A number of new roles have emerged to support organisational integration but as England embarks on service integration at a national scale, should developing new roles be part of the way forward, or are there other approaches that organisations should be considering? Research conducted by The King’s Fund, a health policy charity in the United Kingdom, has examined the current evidence around new roles and the findings of its report Supporting integration with new roles and working across boundaries provide useful learning.

New roles

The research identified a range of new roles that fell into three main areas:

  • care co-ordinators and case managers who liaise between different services to ensure the care of an individual is actively managed across multiple boundaries
  • roles that emerge out of existing ones by extending, delegating and substituting skills in order that staff are able to provide more holistic care
  • innovative roles such as care navigators and community facilitators who reduce fragmentation and optimise use of health, social care and community services, while empowering individuals in the process.

Although the majority of these new roles were within the health system, the aim of bringing together health and social care was evident in the development of enhanced support and care worker roles to provide not only support, but also health and personal care within residential care settings.

What is the evidence to support these roles?

Many of the organisations that have developed new roles report that this creates a more flexible and multi-skilled workforce with an ability to improve access.

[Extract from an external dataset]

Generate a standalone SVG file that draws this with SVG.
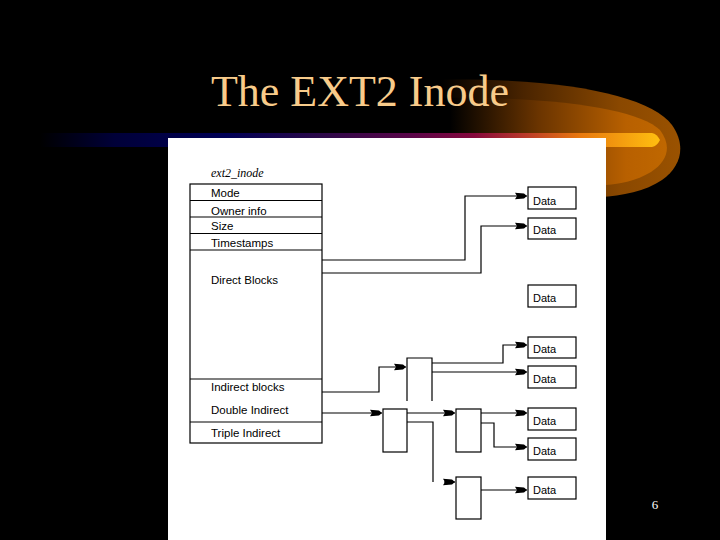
<svg xmlns="http://www.w3.org/2000/svg" width="720" height="540" viewBox="0 0 720 540">
<style>
.box{fill:#fff;stroke:#000;stroke-width:1.2}
.lbl{font-family:"Liberation Sans",Arial,sans-serif;font-size:11.5px;fill:#000}
.dt{font-family:"Liberation Sans",Arial,sans-serif;font-size:11px;fill:#000}
.con{fill:none;stroke:#000;stroke-width:1.2}
.arr{marker-end:url(#ah)}
</style>
<defs>
<marker id="ah" viewBox="0 -4 12 8" refX="12" refY="0" markerWidth="12" markerHeight="8" markerUnits="userSpaceOnUse" orient="auto">
<path d="M0,-3.2 L9,-2.4 L12,0 L9,2.4 L0,3.2 L2,0 Z" fill="#000"/>
</marker>
<linearGradient id="bar" gradientUnits="userSpaceOnUse" x1="40" y1="0" x2="660" y2="0">
<stop offset="0" stop-color="#000000"/>
<stop offset="0.12" stop-color="#000038"/>
<stop offset="0.3" stop-color="#000055"/>
<stop offset="0.45" stop-color="#2a0848"/>
<stop offset="0.6" stop-color="#5a0548"/>
<stop offset="0.7" stop-color="#85083c"/>
<stop offset="0.78" stop-color="#b8382a"/>
<stop offset="0.87" stop-color="#e8780e"/>
<stop offset="1" stop-color="#ffbf10"/>
</linearGradient>
<linearGradient id="sw1" gradientUnits="userSpaceOnUse" x1="440" y1="0" x2="680" y2="0">
<stop offset="0" stop-color="#000000"/>
<stop offset="0.35" stop-color="#4a2400"/>
<stop offset="0.75" stop-color="#8a4800"/>
<stop offset="1" stop-color="#9a5200"/>
</linearGradient>
<linearGradient id="sw2" gradientUnits="userSpaceOnUse" x1="450" y1="0" x2="670" y2="0">
<stop offset="0" stop-color="#000000"/>
<stop offset="0.4" stop-color="#6a3400"/>
<stop offset="0.8" stop-color="#b86000"/>
<stop offset="1" stop-color="#c06800"/>
</linearGradient>
</defs>
<rect x="0" y="0" width="720" height="540" fill="#000"/>
<path d="M420,80 C560,76 650,95 672,125 C686,145 682,166 662,180 C646,191 622,196 600,197 L420,197 Z" fill="url(#sw1)"/>
<path d="M440,98 C560,96 640,110 660,130 C672,146 668,161 651,172 C636,181 620,184 606,185 L440,185 Z" fill="url(#sw2)"/>
<path d="M40,133 L652,133 Q657,134 660,140 Q657,146 652,147 L40,147 Z" fill="url(#bar)"/>
<text x="360" y="106" text-anchor="middle" font-family="'Liberation Serif','Times New Roman',serif" font-size="44" fill="#F8CB8A">The EXT2 Inode</text>
<rect x="168" y="138" width="438" height="402" fill="#fff"/>
<text x="655" y="509" text-anchor="middle" font-family="'Liberation Serif','Times New Roman',serif" font-size="13" fill="#fff">6</text>
<text x="211" y="177" font-family="'Liberation Serif','Times New Roman',serif" font-style="italic" font-size="12" fill="#000">ext2_inode</text>
<g id="inode">
<rect class="box" x="190" y="184" width="132" height="259"/>
<path class="con" d="M190,200.5 H322 M190,217 H322 M190,233.5 H322 M190,250 H322 M190,379 H322 M190,422 H322"/>
<text class="lbl" x="211" y="197">Mode</text>
<text class="lbl" x="211" y="215">Owner info</text>
<text class="lbl" x="211" y="230">Size</text>
<text class="lbl" x="211" y="247">Timestamps</text>
<text class="lbl" x="211" y="284">Direct Blocks</text>
<text class="lbl" x="211" y="391">Indirect blocks</text>
<text class="lbl" x="211" y="414">Double Indirect</text>
<text class="lbl" x="211" y="437">Triple Indirect</text>
</g>
<g id="ind1"><path class="con" d="M407,401 V358 H432 V401"/></g>
<g id="dbl1"><rect class="box" x="383" y="409" width="24" height="43"/></g>
<g id="dbl2"><rect class="box" x="456" y="409" width="25" height="43"/></g>
<g id="tri1"><rect class="box" x="456" y="477" width="25" height="42"/></g>
<g id="data1"><rect class="box" x="528" y="187" width="48" height="22"/><text class="dt" x="533" y="205">Data</text></g>
<g id="data2"><rect class="box" x="528" y="218" width="48" height="21"/><text class="dt" x="533" y="234">Data</text></g>
<g id="data3"><rect class="box" x="528" y="285" width="48" height="22"/><text class="dt" x="533" y="302">Data</text></g>
<g id="data4"><rect class="box" x="528" y="337" width="48" height="21"/><text class="dt" x="533" y="353">Data</text></g>
<g id="data5"><rect class="box" x="528" y="366" width="48" height="22"/><text class="dt" x="533" y="383">Data</text></g>
<g id="data6"><rect class="box" x="528" y="408" width="48" height="22"/><text class="dt" x="533" y="425">Data</text></g>
<g id="data7"><rect class="box" x="528" y="438" width="48" height="22"/><text class="dt" x="533" y="455">Data</text></g>
<g id="data8"><rect class="box" x="528" y="477" width="48" height="22"/><text class="dt" x="533" y="494">Data</text></g>
<g id="connectors">
<path class="con arr" d="M322,260 H465 V196 H527"/>
<path class="con arr" d="M322,273 H481 V226 H527"/>
<path class="con arr" d="M322,392 H379 V367 H406"/>
<path class="con arr" d="M432,363 H503 V345 H527"/>
<path class="con arr" d="M432,372 H527"/>
<path class="con arr" d="M322,413 H382"/>
<path class="con arr" d="M407,413 H455"/>
<path class="con" d="M407,422 H433 V482"/>
<path class="con arr" d="M444,482 H455"/>
<path class="con arr" d="M481,413 H527"/>
<path class="con arr" d="M481,423 H494 V447 H527"/>
<path class="con arr" d="M481,490 H527"/>
</g>
</svg>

However, with evaluation focused on the wider processes of integration, there has been limited assessment of individual roles and whether they deliver improved outcomes for consumers.

Evidence to support the cost effectiveness of these roles is also limited. Roles that strengthen integration by reducing the number of staff who engage separately with a consumer in order to create greater continuity of care, often achieve this by employing more qualified staff, reversing the trend for using the lowest grade staff. These roles only save money if they are able to substitute other services, and if the resulting savings are greater than the cost of the role itself. In practice this has been difficult to achieve, particularly given the often substantial investment required to develop and support these roles.

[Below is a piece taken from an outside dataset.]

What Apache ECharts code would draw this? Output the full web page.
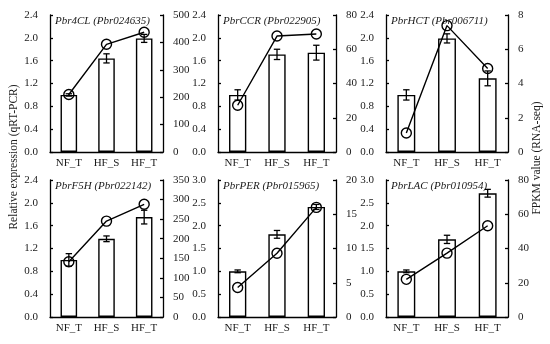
<!DOCTYPE html>
<html>
<head>
<meta charset="utf-8">
<script src="https://cdn.jsdelivr.net/npm/echarts@6/dist/echarts.min.js"></script>
<style>html,body{margin:0;padding:0;background:#fff;}#c{width:550px;height:344px;}</style>
</head>
<body>
<div id="c"></div>
<script>
const categories = ['NF_T', 'HF_S', 'HF_T'];
const titles = ['Pbr4CL (Pbr024635)', 'PbrCCR (Pbr022905)', 'PbrHCT (Pbr006711)',
                'PbrF5H (Pbr022142)', 'PbrPER (Pbr015965)', 'PbrLAC (Pbr010954)'];
// qRT-PCR relative expression (bars, left axis)
const qpcr4CL = [1.00, 1.64, 1.99];
const qpcrCCR = [1.00, 1.71, 1.74];
const qpcrHCT = [1.00, 1.99, 1.29];
const qpcrF5H = [1.00, 1.37, 1.75];
const qpcrPER = [1.00, 1.81, 2.41];
const qpcrLAC = [1.00, 1.70, 2.71];
// error (± SD)
const err4CL = [0.02, 0.08, 0.07];
const errCCR = [0.09, 0.09, 0.13];
const errHCT = [0.09, 0.08, 0.13];
const errF5H = [0.11, 0.05, 0.12];
const errPER = [0.03, 0.085, 0.055];
const errLAC = [0.03, 0.09, 0.085];
// FPKM values (line, right axis)
const fpkm4CL = [210, 393, 437];
const fpkmCCR = [27.3, 67.7, 68.9];
const fpkmHCT = [1.11, 7.38, 4.88];
const fpkmF5H = [141, 245, 288];
const fpkmPER = [4.3, 9.3, 16.0];
const fpkmLAC = [22, 37.3, 53.3];
// axis ranges
const leftMax = [2.4, 2.4, 2.4, 2.4, 3.0, 3.0];
const leftStep = [0.4, 0.4, 0.4, 0.4, 0.5, 0.5];
const rightMax = [500, 80, 8, 350, 20, 80];
const rightStep = [100, 20, 2, 50, 5, 20];

const qpcrAll = [qpcr4CL, qpcrCCR, qpcrHCT, qpcrF5H, qpcrPER, qpcrLAC];
const errAll = [err4CL, errCCR, errHCT, errF5H, errPER, errLAC];
const fpkmAll = [fpkm4CL, fpkmCCR, fpkmHCT, fpkmF5H, fpkmPER, fpkmLAC];

const FONT = 'Liberation Serif';
const colLeft = [50, 218, 386];
const colWidth = [113, 118, 122];
const rowTop = [15, 180];
const H = 137;

const grids = [], xAxes = [], yAxes = [], series = [], graphics = [];
for (let i = 0; i < 6; i++) {
  const c = i % 3, r = Math.floor(i / 3);
  grids.push({left: colLeft[c], top: rowTop[r], width: colWidth[c], height: H, containLabel: false});
  xAxes.push({
    type: 'category', gridIndex: i, data: categories, boundaryGap: true,
    axisLine: {lineStyle: {color: '#000', width: 1.3}},
    axisTick: {inside: true, length: 3, lineStyle: {color: '#000', width: 1.3}},
    axisLabel: {fontFamily: FONT, fontSize: 11, color: '#1a1a1a', margin: 6}
  });
  const yCommon = {
    type: 'value', gridIndex: i, min: 0,
    axisLine: {show: true, lineStyle: {color: '#000', width: 1.3}},
    axisTick: {show: true, inside: true, length: 3, lineStyle: {color: '#000', width: 1.3}},
    splitLine: {show: false},
    axisLabel: {fontFamily: FONT, fontSize: 11, color: '#1a1a1a', margin: 10}
  };
  yAxes.push(Object.assign({}, yCommon, {
    position: 'left', max: leftMax[i], interval: leftStep[i],
    axisLabel: Object.assign({}, yCommon.axisLabel, {margin: 12, formatter: v => v.toFixed(1)})
  }));
  yAxes.push(Object.assign({}, yCommon, {position: 'right', max: rightMax[i], interval: rightStep[i]}));
  const yl = 2 * i, yr = 2 * i + 1;
  series.push({
    type: 'bar', xAxisIndex: i, yAxisIndex: yl, data: qpcrAll[i], barWidth: '44%',
    itemStyle: {color: '#fff', borderColor: '#000', borderWidth: 1.4}, silent: true, z: 2
  });
  const eb = qpcrAll[i].map((v, k) => [k, v - errAll[i][k], v + errAll[i][k]]);
  series.push({
    type: 'custom', xAxisIndex: i, yAxisIndex: yl, data: eb, z: 3,
    renderItem: function (params, api) {
      const x = api.value(0);
      const lo = api.coord([x, api.value(1)]);
      const hi = api.coord([x, api.value(2)]);
      const w = 3.2;
      const st = {stroke: '#000', lineWidth: 1.3, fill: 'none'};
      return {type: 'group', children: [
        {type: 'line', shape: {x1: lo[0], y1: lo[1], x2: hi[0], y2: hi[1]}, style: st},
        {type: 'line', shape: {x1: lo[0] - w, y1: lo[1], x2: lo[0] + w, y2: lo[1]}, style: st},
        {type: 'line', shape: {x1: hi[0] - w, y1: hi[1], x2: hi[0] + w, y2: hi[1]}, style: st}
      ]};
    }
  });
  series.push({
    type: 'line', xAxisIndex: i, yAxisIndex: yr, data: fpkmAll[i], z: 4,
    symbol: 'circle', symbolSize: 10,
    lineStyle: {color: '#000', width: 1.4},
    itemStyle: {color: 'rgba(0,0,0,0)', borderColor: '#000', borderWidth: 1.4}
  });
  graphics.push({
    type: 'text', x: colLeft[c] + 5, y: rowTop[r] + 0.5,
    style: {text: titles[i], fontFamily: FONT, fontSize: 11, fontStyle: 'italic', fill: '#1a1a1a',
            textVerticalAlign: 'top'}
  });
}
graphics.push({
  type: 'text', x: 14, y: 157, rotation: Math.PI / 2,
  style: {text: 'Relative expression (qRT-PCR)', fontFamily: FONT, fontSize: 11.5, fill: '#1a1a1a',
          textAlign: 'center', textVerticalAlign: 'middle'}
});
graphics.push({
  type: 'text', x: 537, y: 158, rotation: Math.PI / 2,
  style: {text: 'FPKM value (RNA-seq)', fontFamily: FONT, fontSize: 11.5, fill: '#1a1a1a',
          textAlign: 'center', textVerticalAlign: 'middle'}
});

const chart = echarts.init(document.getElementById('c'), null, {renderer: 'canvas'});
chart.setOption({
  animation: false,
  backgroundColor: '#fff',
  grid: grids, xAxis: xAxes, yAxis: yAxes, series: series,
  graphic: graphics
});
</script>
</body>
</html>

How well do these roles fit into the system?

Perhaps the biggest barrier to new roles is how they fit within the wider context and culture of health and care organisations. The influence of professional identity and organisational identity is one of the most prominent and well documented. A key mismatch in integration is in how staff define and view each other’s role. At best this can create tension in working collaboratively and at its worst can lead to denigration of the individual capabilities of staff from different professions and organisations. So it is unsurprising that the developing roles that aim to bridge both sectors has proven problematic.

There are also questions around the workload capacity of individual roles explicitly developed to support integration which can result in an individual managing high caseloads of people with complex needs, or staff engaging in extended practice on top of the ‘day job’ with little support. There has been a lot of attention given to the potential for upskilling support workers to provide health and care interventions, but a lack of standardised training and differential access brings considerable challenges to development of this workforce.

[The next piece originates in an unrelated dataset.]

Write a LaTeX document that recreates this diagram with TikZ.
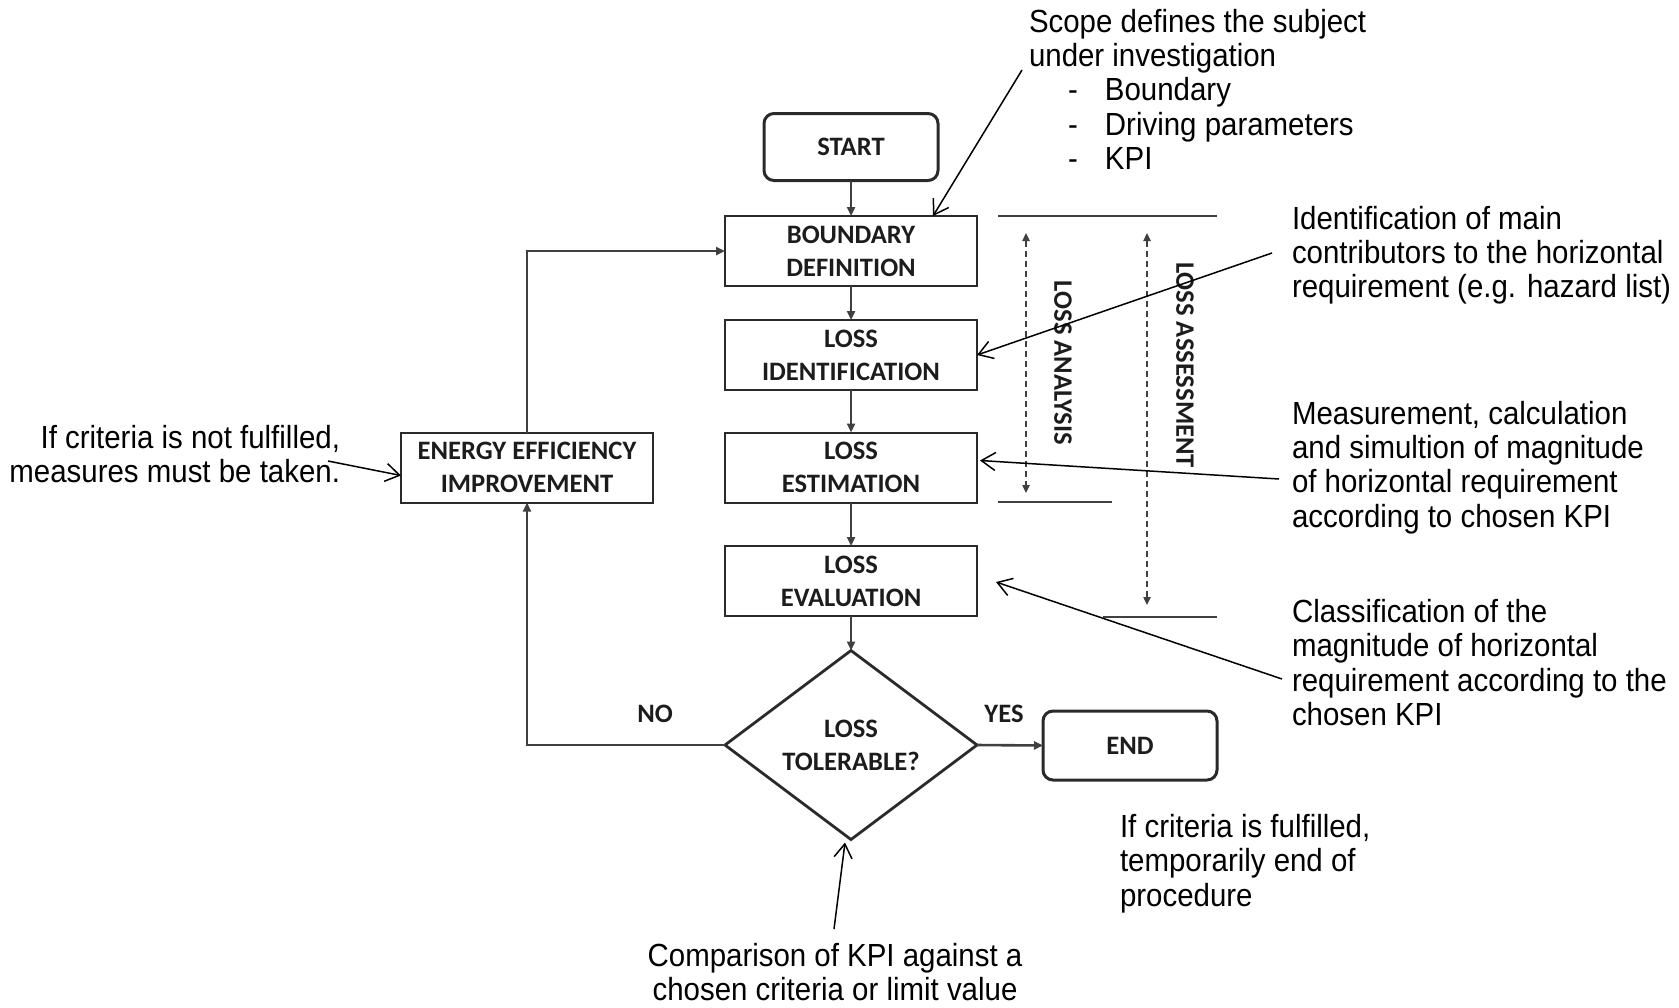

Key lessons on developing an integrated workforce

The evidence on what works suggests that developing new roles may be more of a distraction than a solution. Workforce integration is only effective within a process of wider systemic and organisational integration, where there is buy-in from stakeholders and associated support to develop policies and organisational arrangements that facilitate new ways of working.

At the same time, engaging the workforce right from the start in the aims of integration, not only builds support for new ways of working, but can result in staff identifying and implementing appropriate solutions themselves. Furthermore, (and contrary to the narrative of ‘challenging professional protectionism’) evidence suggests that actively recognising and reinforcing professional boundaries can build trust and respect which in turn enables greater role flexibility.

Much of the evidence suggests that the skills required for integrated care already exist with the workforce but are insufficiently available or inefficiently distributed.

Recognising the acquisition of knowledge and skills to support integration, and developing ways in which those skills can be shared, such as cross-professional and cross-organisational training, can greatly support this process.

Organisations should not forget that consumers are at the heart of integration. Provision that is orientated around the consumer – whether it be multidisciplinary teams, such as those seen in community mental health, the development of integrating care pathways, or ‘consumer-centred care’ approaches, all aim to bring together the skills of different professions and organisations to best meet the needs of individuals. These approaches illustrate that there are already established methods for approaching cross-boundary working which optimise how the current workforce works, and new roles are only likely to emerge when there is an acknowledged need.